→ **Short exercise**
Your output is the lines from the first one to the one containing "label='External\nAvailability')", repeated exactly, with images left out.

→ **Data for processing**

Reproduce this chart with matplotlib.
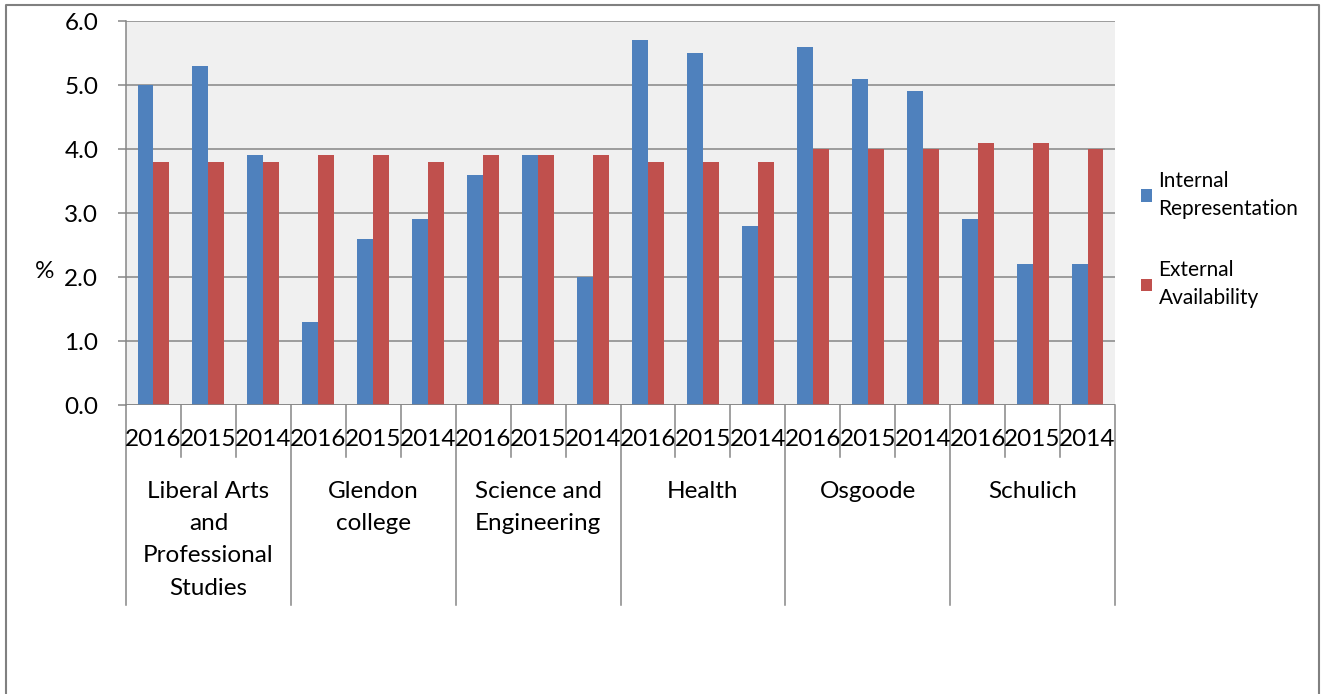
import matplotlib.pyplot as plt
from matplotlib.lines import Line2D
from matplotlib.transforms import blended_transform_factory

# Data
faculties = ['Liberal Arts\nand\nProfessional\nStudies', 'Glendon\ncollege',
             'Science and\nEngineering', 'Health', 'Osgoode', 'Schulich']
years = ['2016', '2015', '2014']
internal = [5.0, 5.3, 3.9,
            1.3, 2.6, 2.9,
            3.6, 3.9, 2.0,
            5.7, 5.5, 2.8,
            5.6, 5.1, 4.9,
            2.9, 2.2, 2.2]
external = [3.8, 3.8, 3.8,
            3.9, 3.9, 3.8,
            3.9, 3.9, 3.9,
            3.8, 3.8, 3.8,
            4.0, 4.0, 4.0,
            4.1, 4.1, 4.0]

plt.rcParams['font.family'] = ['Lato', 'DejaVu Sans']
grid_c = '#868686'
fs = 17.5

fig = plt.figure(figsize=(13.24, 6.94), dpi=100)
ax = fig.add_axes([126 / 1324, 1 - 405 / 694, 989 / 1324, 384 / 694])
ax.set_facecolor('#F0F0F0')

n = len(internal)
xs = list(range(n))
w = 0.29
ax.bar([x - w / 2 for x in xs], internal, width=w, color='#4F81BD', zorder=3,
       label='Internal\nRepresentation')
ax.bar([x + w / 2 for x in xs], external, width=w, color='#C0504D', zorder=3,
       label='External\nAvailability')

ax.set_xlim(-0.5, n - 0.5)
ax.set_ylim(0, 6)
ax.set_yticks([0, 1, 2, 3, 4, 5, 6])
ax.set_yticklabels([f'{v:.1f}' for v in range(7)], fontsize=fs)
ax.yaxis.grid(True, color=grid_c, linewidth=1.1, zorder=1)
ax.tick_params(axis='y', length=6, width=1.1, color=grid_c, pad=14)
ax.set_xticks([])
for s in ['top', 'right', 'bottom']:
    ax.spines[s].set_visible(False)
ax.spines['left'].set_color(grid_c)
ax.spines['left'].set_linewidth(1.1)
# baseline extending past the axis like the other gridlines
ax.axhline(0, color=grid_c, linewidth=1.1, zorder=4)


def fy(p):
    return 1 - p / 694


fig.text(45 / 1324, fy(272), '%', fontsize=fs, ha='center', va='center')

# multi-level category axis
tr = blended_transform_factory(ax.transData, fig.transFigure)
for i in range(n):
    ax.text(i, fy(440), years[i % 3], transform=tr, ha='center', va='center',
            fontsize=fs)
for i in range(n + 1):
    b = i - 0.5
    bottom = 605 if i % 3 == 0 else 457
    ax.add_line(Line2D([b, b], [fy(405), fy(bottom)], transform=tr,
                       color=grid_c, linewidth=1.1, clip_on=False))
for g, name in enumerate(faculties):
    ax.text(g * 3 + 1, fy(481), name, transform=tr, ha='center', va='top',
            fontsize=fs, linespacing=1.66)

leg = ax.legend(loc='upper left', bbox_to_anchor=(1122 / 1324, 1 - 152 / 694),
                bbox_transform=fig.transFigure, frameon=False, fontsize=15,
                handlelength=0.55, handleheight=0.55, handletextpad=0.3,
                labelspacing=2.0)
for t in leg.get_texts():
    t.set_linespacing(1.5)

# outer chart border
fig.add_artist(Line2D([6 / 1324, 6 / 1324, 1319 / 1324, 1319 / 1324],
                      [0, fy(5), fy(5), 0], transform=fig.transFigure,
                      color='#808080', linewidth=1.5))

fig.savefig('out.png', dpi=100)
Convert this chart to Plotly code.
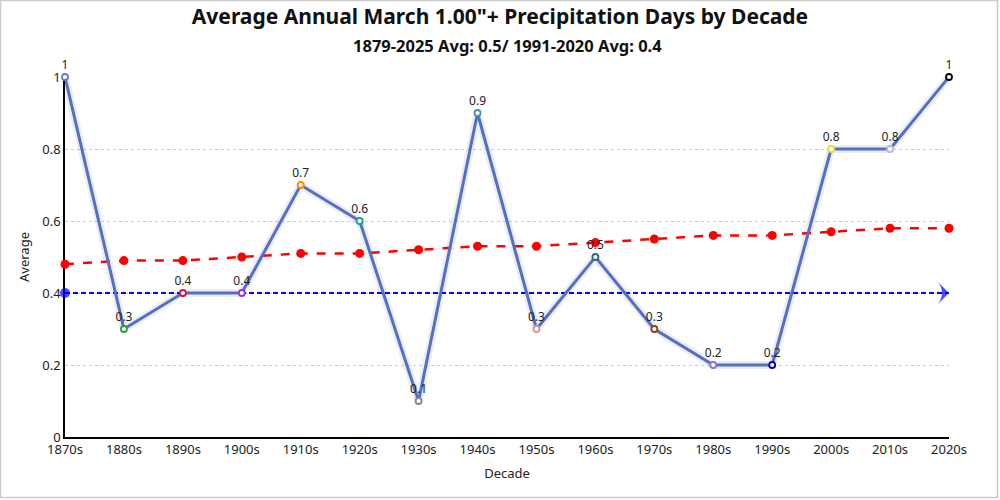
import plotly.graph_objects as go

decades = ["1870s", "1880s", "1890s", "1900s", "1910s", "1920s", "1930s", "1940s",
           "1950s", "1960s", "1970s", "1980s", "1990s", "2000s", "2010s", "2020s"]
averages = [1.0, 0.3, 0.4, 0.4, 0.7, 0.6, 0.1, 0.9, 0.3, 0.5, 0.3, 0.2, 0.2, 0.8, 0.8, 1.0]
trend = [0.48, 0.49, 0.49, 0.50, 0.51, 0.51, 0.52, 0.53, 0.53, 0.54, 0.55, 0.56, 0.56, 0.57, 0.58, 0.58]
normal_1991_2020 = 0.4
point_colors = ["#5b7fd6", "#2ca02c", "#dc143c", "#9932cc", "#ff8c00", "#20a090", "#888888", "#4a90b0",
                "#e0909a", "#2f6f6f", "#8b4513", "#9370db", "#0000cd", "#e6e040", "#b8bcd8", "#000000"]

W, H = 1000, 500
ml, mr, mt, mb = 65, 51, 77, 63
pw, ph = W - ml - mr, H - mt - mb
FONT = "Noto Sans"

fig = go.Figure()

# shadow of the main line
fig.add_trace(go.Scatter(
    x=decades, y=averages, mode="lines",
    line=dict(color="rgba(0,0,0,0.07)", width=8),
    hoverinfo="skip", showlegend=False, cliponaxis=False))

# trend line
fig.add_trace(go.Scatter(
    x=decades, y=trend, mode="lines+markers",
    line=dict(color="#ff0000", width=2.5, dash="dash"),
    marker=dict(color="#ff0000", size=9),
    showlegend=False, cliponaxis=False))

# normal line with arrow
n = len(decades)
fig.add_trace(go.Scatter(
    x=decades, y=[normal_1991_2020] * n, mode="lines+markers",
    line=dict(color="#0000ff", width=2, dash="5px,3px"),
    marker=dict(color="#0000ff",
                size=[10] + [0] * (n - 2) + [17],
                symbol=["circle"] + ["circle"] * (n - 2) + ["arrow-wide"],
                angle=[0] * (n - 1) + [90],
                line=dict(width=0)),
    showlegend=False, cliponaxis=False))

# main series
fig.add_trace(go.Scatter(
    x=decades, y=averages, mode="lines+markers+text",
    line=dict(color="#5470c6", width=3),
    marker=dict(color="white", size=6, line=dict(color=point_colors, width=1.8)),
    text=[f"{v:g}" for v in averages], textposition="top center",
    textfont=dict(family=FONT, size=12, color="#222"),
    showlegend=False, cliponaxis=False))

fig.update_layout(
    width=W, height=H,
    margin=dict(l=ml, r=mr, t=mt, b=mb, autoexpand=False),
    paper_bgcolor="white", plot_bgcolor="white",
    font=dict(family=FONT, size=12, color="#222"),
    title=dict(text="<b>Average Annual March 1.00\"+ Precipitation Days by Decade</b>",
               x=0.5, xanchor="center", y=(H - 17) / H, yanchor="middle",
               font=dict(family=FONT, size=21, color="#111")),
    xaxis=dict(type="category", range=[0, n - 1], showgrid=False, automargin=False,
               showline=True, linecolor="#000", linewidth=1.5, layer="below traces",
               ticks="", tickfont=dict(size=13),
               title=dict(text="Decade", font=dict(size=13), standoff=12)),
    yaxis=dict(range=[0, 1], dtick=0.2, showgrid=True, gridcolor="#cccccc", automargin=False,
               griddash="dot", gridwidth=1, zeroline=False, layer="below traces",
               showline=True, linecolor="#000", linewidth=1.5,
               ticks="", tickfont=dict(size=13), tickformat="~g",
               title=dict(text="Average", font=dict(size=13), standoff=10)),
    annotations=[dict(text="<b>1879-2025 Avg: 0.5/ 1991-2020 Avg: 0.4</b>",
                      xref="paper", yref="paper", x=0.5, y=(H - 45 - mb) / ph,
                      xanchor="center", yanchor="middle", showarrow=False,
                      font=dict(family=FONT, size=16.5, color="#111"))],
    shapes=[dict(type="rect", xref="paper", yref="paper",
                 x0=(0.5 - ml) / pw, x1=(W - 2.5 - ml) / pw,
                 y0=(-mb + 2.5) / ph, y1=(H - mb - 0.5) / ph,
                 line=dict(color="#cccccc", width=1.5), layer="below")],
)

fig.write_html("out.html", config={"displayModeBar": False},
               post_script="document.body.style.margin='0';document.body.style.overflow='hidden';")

→ **Task answer**
Reproduce this chart with matplotlib.
import matplotlib.pyplot as plt
from matplotlib.lines import Line2D
from matplotlib.transforms import blended_transform_factory

# Data
faculties = ['Liberal Arts\nand\nProfessional\nStudies', 'Glendon\ncollege',
             'Science and\nEngineering', 'Health', 'Osgoode', 'Schulich']
years = ['2016', '2015', '2014']
internal = [5.0, 5.3, 3.9,
            1.3, 2.6, 2.9,
            3.6, 3.9, 2.0,
            5.7, 5.5, 2.8,
            5.6, 5.1, 4.9,
            2.9, 2.2, 2.2]
external = [3.8, 3.8, 3.8,
            3.9, 3.9, 3.8,
            3.9, 3.9, 3.9,
            3.8, 3.8, 3.8,
            4.0, 4.0, 4.0,
            4.1, 4.1, 4.0]

plt.rcParams['font.family'] = ['Lato', 'DejaVu Sans']
grid_c = '#868686'
fs = 17.5

fig = plt.figure(figsize=(13.24, 6.94), dpi=100)
ax = fig.add_axes([126 / 1324, 1 - 405 / 694, 989 / 1324, 384 / 694])
ax.set_facecolor('#F0F0F0')

n = len(internal)
xs = list(range(n))
w = 0.29
ax.bar([x - w / 2 for x in xs], internal, width=w, color='#4F81BD', zorder=3,
       label='Internal\nRepresentation')
ax.bar([x + w / 2 for x in xs], external, width=w, color='#C0504D', zorder=3,
       label='External\nAvailability')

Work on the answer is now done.